The move follows research which has found that the Prime Minister is failing to charm women - especially middle-class white-collar workers - because they believe he does not understand their lives.
Focus groups of women held across the country have repeatedly found that Mr Blair is perceived to be "out of touch" and "remote" from ordinary people. Women have commented that he is "smarmy", has "no perception" of what their existence is like, and that they feel the Government is run by men for men.
The poll results will be worrying to the Prime Minister, who is acutely aware of the importance of female voters. Before the election, Mr Blair was said to have flattened his bouffant hairstyle as part of a concerted effort to build bridges with women. Labour prided itself on having closed the "gender gap" between male and female voters for the first time in 1997.
After winning power, the Prime Minister appointed a minister for women to sit at the Cabinet table in an attempt to prove his commitment to female voters since coming to power. The Government has also unveiled a series of "female-friendly" policies, including the National Childcare Strategy and the extension of maternity leave. Baroness Jay, the current minister for women, as well as Leader of the Lords, recently relaunched the "Women's Unit" - now based in the Cabinet Office - with a high-profile call for more role models for teenage girls.
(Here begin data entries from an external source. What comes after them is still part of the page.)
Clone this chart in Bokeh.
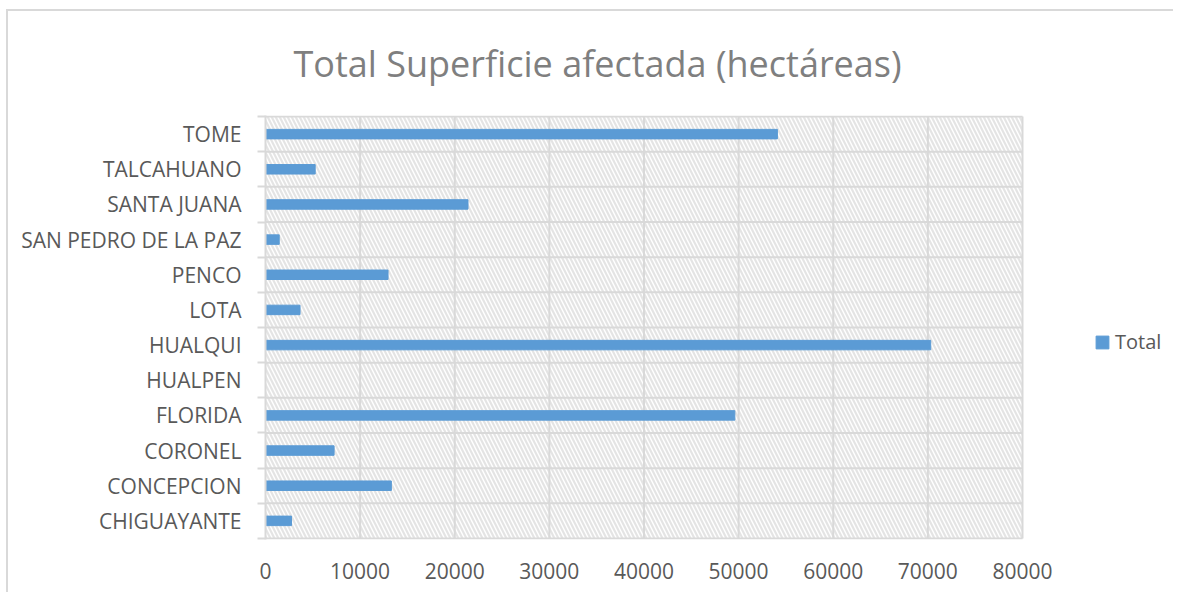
from bokeh.plotting import figure
from bokeh.models import (Range1d, FixedTicker, BoxAnnotation, Legend, LegendItem,
                          ColumnDataSource, Title)
from bokeh.embed import file_html
from bokeh.resources import INLINE

# ---- data (bottom to top) ----
comunas = ["CHIGUAYANTE", "CONCEPCION", "CORONEL", "FLORIDA", "HUALPEN", "HUALQUI",
           "LOTA", "PENCO", "SAN PEDRO DE LA PAZ", "SANTA JUANA", "TALCAHUANO", "TOME"]
total = [2750, 13300, 7250, 49600, 0, 70300, 3650, 12950, 1450, 21400, 5250, 54100]
x_ticks = [0, 10000, 20000, 30000, 40000, 50000, 60000, 70000, 80000]
title_text = "Total Superficie afectada (hectáreas)"
series_name = "Total"

n = len(comunas)
pos = [i + 0.5 for i in range(n)]
bounds = list(range(n + 1))
src = ColumnDataSource(dict(y=pos, total=total, name=comunas))

GRAY_TXT = "#595959"
GRID = "#d9d9d9"
BLUE = "#5B9BD5"

# layout (pixels)
W, H = 1167, 583
ML, MR, MT, MB = 257, 11, 104, 55
plot_px = 757                      # width of the 0..80000 plot area
frame_px = W - ML - MR
x_max = x_ticks[-1]
x_end = x_max * frame_px / plot_px
pad = 0.03

p = figure(width=W, height=H, output_backend="svg", toolbar_location=None,
           x_range=Range1d(0, x_end), y_range=Range1d(-pad, n + pad),
           min_border_left=ML, min_border_right=MR, min_border_top=MT,
           min_border_bottom=MB)
p.outline_line_color = None
p.xgrid.visible = False
p.ygrid.visible = False

# hatched plot area
p.add_layout(BoxAnnotation(left=0, right=x_max, bottom=0, top=n,
                           fill_color="white", fill_alpha=1.0,
                           hatch_pattern="left_diagonal_line", hatch_color="#e4e4e4",
                           hatch_scale=8, hatch_weight=2.2, line_color=None,
                           level="image"))

# gridlines limited to the plot area
p.segment(x0=0, x1=x_max, y0=bounds, y1=bounds, line_color=GRID, line_width=2,
          level="underlay")
p.segment(x0=x_ticks[1:], x1=x_ticks[1:], y0=0, y1=n, line_color=GRID, line_width=2,
          level="underlay")

r = p.hbar(y="y", right="total", left=0, height=0.27, source=src,
           fill_color=BLUE, line_color=BLUE)

# title
t = Title(text=title_text, align="left", vertical_align="top", text_font="Open Sans",
          text_font_size="36px", text_font_style="normal", text_color="#7f7f7f",
          offset=28, standoff=52)
p.add_layout(t, "above")

# x axis
p.xaxis.ticker = FixedTicker(ticks=x_ticks)
p.xaxis.axis_line_color = None
p.xaxis.major_tick_line_color = None
p.xaxis.minor_tick_line_color = None
p.xaxis.major_label_text_font = "Open Sans"
p.xaxis.major_label_text_font_size = "21px"
p.xaxis.major_label_text_color = GRAY_TXT
p.xaxis.major_label_standoff = 17
p.xaxis.formatter.use_scientific = False

# y axis
p.yaxis.ticker = FixedTicker(ticks=pos, minor_ticks=bounds)
p.yaxis.major_label_overrides = {v: c for v, c in zip(pos, comunas)}
p.yaxis.axis_line_color = GRID
p.yaxis.axis_line_width = 2
p.yaxis.major_tick_line_color = None
p.yaxis.minor_tick_line_color = GRID
p.yaxis.minor_tick_line_width = 2
p.yaxis.minor_tick_out = 8
p.yaxis.minor_tick_in = 0
p.yaxis.major_label_text_font = "Open Sans"
p.yaxis.major_label_text_font_size = "21px"
p.yaxis.major_label_text_color = GRAY_TXT
p.yaxis.major_label_standoff = 16

# legend
legend = Legend(items=[LegendItem(label=series_name, renderers=[r])],
                location=(plot_px + 72, 184), orientation="vertical",
                glyph_width=16, glyph_height=16, label_standoff=5,
                label_text_font="Open Sans", label_text_font_size="20px",
                label_text_color=GRAY_TXT, padding=0, margin=0,
                border_line_color=None, background_fill_alpha=0)
p.add_layout(legend, "center")

p.styles = {"border-left": "2px solid #d9d9d9", "border-top": "2px solid #d9d9d9",
            "margin-left": "6px", "margin-top": "9px"}

open("out.html", "w").write(file_html(p, INLINE))
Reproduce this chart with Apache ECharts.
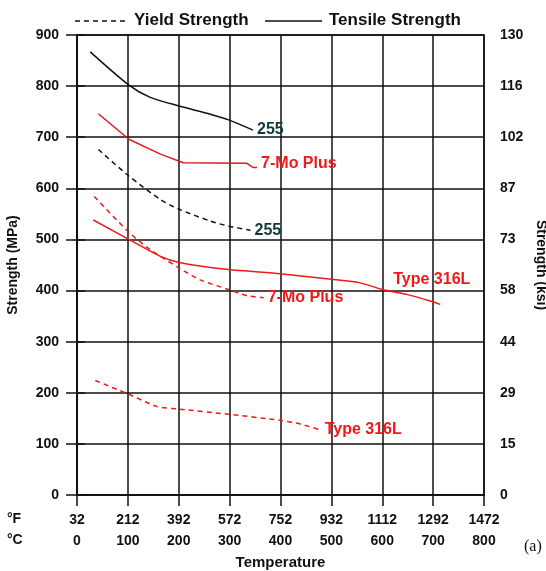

However, Downing Street has been warned that these initiatives have done nothing to repair Mr Blair's relative unpopularity with women. Although the Prime Minister retains high poll results across the population, female voters complain that they do not like the "laddishness" of the New Labour administration - exemplified by the football-loving culture of the new establishment. They have also criticised the literature and leaflets produced by the Government, saying they seem aimed more at men than women.
Baroness Jay and Tessa Jowell will next week launch a campaign to get women more involved in the process of government. They are planning to hold public meetings around the country to ask women, particularly those who would not normally get involved in politics, what they would like the Government to do on issues such as health and education. They are also planning to send postcards out through women's magazines, such as Chat and Marie Claire, which will allow readers to send in their ideas to the Government.
The women's unit is planning to publish the results of polls, conducted by the Government's so-called "People's Panel", about the priorities of female voters. However, Labour is unlikely to make public the results of focus groups about Mr Blair's personal standing.